There is labor involved in all this. I hoist some iron screen panels across the yard. But don't finish placing them where I think they would look good because of some plants I think might be poison ivy. I bend and dig through some Evening Jasmine bushes to find the place to snip the invasive bamboo.

When I'm doing this kind of labor these days, I notice that I don't get tired or sore. My fitness routine has helped there.

Finally, I give up my labors and shower up and go sweat again doing my exercise routine. It may seem silly, but I need to do the specific exercises to build the muscles and stamina for the labor. I think I do anyway.

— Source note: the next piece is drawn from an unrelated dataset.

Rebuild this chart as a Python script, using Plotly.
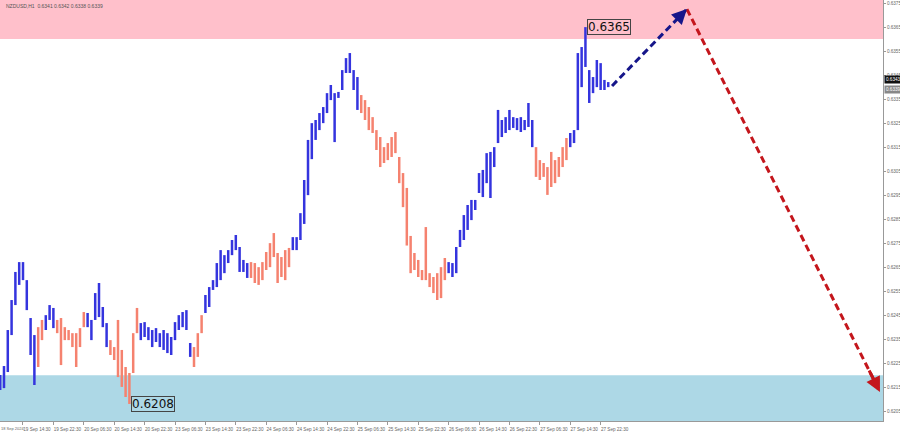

Anyway, I've decided the only way to control all this stuff is to chip away at it, a bit at a time. Throw something out, clean something up, just keep doing it. And, all the while, it's more active than sitting at a desk, worrying about office politics, technology and business. And, while I do it, I think about the books I won't write.

 

 

 

 

 

 

 

JUST TYPING

To clean and organize.
You start in one corner.
And simply work.
Until it's done.
What could be simpler?

 

   

 

Food Diary.

BLT made with mayo, horseradish, spinach (no lettuce on hand), turkey bacon and homemade bread. Some green onions.

A plate of nachos.

A vodka Gimlet.

One half of a seafood trio appetizer (scallop, smoked salmon, tuna tartare) and one half of a cold crabcake appetizer.

A glass of Cabernet.

 

 

 


 

Time flies....

The day just goes...sucked by old junk that's accumulated in my life and in my head, by errands, by exercise, by having to take two showers, by sitting and listening to music while not doing much else.

 

 
 

 

Reading.

Courting Danger by Alice Marble. I like first person accounts of World War II. I'm up to 1939 in this book and so it is transforming itself from a tennis book to a war book.

 

 

 

My excuse today is that one must have experiences before writing. I was experiencing. Yeah, right.

 

Exercise

Biking for fifteen minutes.

Lower body exercises, arm exercises.

Biking (to nowhere, of course) for thirty minutes.

 

.

fell pretty good, actually, physically and emotionally...a few worries, but, all in all, good.